**YOUR INSTRUCTIONS:**
Please copy out exactly, and only, the lines between the line with "What matplotlib code" and the line with "import numpy as np", both included. Pictures are to be omitted.

**PROVIDED ENTRIES:**
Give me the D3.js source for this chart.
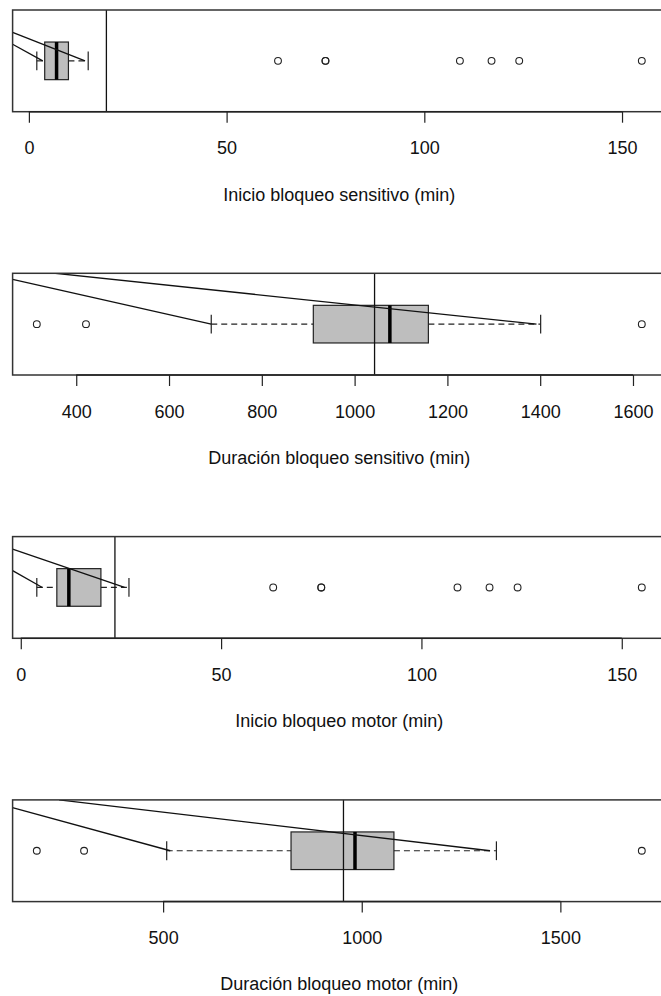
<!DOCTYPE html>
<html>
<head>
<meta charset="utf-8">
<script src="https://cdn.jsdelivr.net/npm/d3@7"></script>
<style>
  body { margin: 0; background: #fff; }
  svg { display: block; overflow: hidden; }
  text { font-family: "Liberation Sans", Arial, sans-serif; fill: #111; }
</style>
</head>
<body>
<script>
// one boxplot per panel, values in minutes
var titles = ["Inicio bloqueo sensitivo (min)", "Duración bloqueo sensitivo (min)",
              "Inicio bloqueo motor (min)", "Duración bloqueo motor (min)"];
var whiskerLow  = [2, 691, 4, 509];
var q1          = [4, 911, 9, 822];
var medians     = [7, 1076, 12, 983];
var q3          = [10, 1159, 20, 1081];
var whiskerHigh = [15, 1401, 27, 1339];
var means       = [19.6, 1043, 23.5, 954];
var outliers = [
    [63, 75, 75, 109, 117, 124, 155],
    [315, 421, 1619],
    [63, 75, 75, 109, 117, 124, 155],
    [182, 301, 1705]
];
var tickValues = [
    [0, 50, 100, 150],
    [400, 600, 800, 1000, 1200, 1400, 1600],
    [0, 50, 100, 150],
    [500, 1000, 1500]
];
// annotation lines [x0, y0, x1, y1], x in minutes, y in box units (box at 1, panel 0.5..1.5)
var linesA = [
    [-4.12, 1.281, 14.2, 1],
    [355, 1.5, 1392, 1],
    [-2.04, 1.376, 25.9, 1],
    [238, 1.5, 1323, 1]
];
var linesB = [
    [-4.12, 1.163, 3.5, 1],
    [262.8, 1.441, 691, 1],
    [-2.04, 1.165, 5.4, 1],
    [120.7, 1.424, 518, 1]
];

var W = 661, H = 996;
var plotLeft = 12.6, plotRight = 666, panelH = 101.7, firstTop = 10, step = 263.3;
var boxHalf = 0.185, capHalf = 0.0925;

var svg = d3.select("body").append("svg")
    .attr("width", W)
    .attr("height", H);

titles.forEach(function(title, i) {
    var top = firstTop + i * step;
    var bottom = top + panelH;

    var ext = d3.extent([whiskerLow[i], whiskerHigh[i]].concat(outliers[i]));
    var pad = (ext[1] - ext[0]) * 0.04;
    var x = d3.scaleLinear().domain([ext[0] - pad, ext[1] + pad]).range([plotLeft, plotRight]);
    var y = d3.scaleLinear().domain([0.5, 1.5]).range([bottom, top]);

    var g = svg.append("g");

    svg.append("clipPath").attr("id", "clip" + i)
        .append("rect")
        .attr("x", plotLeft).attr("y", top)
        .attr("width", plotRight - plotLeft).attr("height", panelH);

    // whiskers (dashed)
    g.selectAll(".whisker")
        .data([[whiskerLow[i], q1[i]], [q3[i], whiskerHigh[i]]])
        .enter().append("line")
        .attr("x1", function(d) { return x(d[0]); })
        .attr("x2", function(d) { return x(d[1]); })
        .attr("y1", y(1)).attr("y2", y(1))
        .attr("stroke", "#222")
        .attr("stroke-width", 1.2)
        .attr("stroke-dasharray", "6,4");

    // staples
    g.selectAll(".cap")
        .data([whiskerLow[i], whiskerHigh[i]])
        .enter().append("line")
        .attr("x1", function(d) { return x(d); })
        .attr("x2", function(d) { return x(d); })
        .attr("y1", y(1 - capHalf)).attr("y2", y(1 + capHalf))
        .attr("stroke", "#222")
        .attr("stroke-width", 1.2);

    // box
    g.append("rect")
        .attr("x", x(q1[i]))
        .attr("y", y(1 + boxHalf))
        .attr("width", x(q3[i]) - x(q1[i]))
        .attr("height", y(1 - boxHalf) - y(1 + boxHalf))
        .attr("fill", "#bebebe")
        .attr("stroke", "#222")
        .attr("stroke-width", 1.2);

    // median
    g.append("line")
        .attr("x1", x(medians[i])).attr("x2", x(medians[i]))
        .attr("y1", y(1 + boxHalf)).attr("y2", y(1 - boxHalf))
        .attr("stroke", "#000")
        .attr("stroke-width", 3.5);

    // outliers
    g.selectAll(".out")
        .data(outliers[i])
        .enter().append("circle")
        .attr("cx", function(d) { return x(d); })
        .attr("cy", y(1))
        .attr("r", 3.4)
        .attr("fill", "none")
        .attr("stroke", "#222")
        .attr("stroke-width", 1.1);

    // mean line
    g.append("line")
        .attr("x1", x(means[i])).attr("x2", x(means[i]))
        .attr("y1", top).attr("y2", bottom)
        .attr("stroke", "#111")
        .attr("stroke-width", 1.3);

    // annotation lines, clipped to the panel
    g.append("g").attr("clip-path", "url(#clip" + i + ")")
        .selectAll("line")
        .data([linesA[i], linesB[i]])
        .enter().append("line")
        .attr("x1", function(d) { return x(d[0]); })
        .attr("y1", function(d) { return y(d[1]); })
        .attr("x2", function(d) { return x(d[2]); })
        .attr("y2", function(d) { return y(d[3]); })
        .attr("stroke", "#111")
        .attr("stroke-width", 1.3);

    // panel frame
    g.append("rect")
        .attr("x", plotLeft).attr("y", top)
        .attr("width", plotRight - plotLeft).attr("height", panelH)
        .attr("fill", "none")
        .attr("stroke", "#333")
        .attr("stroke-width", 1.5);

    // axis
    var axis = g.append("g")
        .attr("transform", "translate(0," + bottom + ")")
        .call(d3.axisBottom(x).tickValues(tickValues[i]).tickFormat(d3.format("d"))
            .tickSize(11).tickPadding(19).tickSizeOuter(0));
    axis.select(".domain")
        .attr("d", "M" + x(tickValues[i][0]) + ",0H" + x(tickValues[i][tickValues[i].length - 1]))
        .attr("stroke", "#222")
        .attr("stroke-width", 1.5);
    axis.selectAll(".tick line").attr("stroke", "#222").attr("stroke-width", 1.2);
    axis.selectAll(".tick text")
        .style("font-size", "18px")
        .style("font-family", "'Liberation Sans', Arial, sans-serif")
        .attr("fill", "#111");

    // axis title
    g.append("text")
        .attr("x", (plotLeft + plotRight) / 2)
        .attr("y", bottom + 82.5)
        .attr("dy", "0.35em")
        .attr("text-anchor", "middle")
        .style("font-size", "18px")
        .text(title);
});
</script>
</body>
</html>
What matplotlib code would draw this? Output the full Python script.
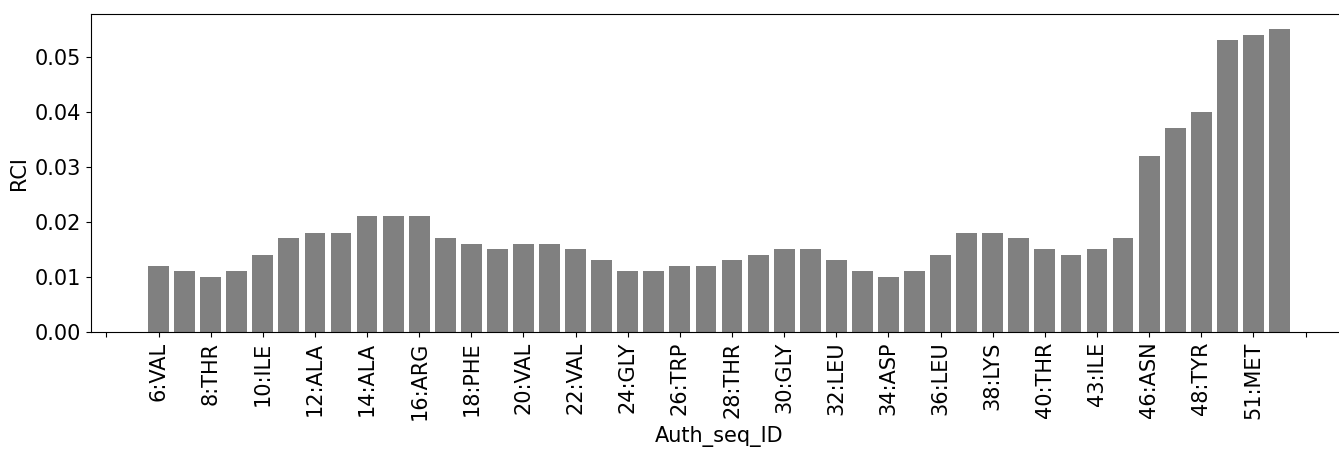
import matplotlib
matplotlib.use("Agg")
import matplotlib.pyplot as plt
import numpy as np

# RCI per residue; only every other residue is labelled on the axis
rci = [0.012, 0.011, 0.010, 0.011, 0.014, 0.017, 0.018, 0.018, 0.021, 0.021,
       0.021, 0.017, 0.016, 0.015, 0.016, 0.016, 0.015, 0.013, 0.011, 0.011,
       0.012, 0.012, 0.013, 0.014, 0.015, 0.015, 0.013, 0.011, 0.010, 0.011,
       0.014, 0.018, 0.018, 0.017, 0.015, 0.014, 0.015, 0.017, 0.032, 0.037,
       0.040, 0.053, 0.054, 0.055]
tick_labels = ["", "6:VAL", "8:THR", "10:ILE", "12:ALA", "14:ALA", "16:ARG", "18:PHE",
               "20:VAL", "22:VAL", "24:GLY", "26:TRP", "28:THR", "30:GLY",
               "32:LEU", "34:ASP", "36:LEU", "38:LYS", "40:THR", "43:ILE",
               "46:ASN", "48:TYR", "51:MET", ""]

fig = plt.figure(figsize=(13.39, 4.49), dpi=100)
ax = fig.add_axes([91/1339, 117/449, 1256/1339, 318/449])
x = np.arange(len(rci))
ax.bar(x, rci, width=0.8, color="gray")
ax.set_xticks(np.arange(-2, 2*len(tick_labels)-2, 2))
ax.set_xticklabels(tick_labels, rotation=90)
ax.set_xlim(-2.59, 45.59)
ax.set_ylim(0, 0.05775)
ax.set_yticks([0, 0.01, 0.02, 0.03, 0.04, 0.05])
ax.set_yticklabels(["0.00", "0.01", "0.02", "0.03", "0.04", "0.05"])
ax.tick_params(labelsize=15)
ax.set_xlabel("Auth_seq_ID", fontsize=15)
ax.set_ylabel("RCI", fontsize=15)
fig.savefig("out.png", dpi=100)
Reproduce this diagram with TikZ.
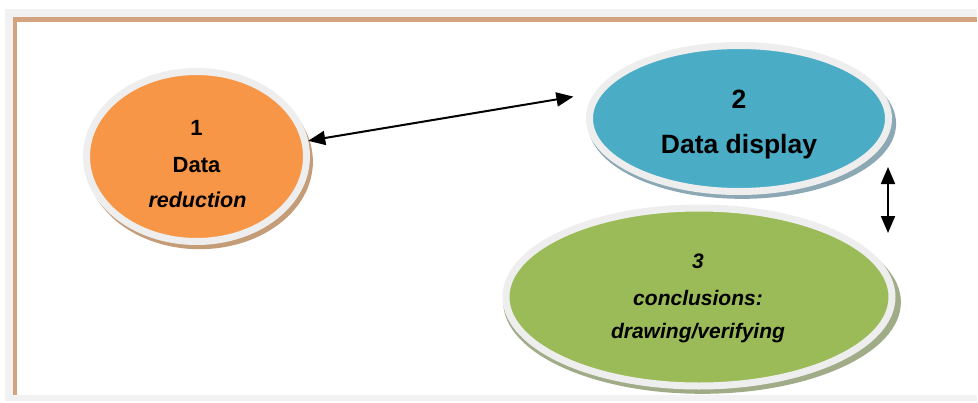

**OUTPUT FOR THIS EXERCISE:**
What matplotlib code would draw this? Output the full Python script.
import matplotlib
matplotlib.use("Agg")
import matplotlib.pyplot as plt
import numpy as np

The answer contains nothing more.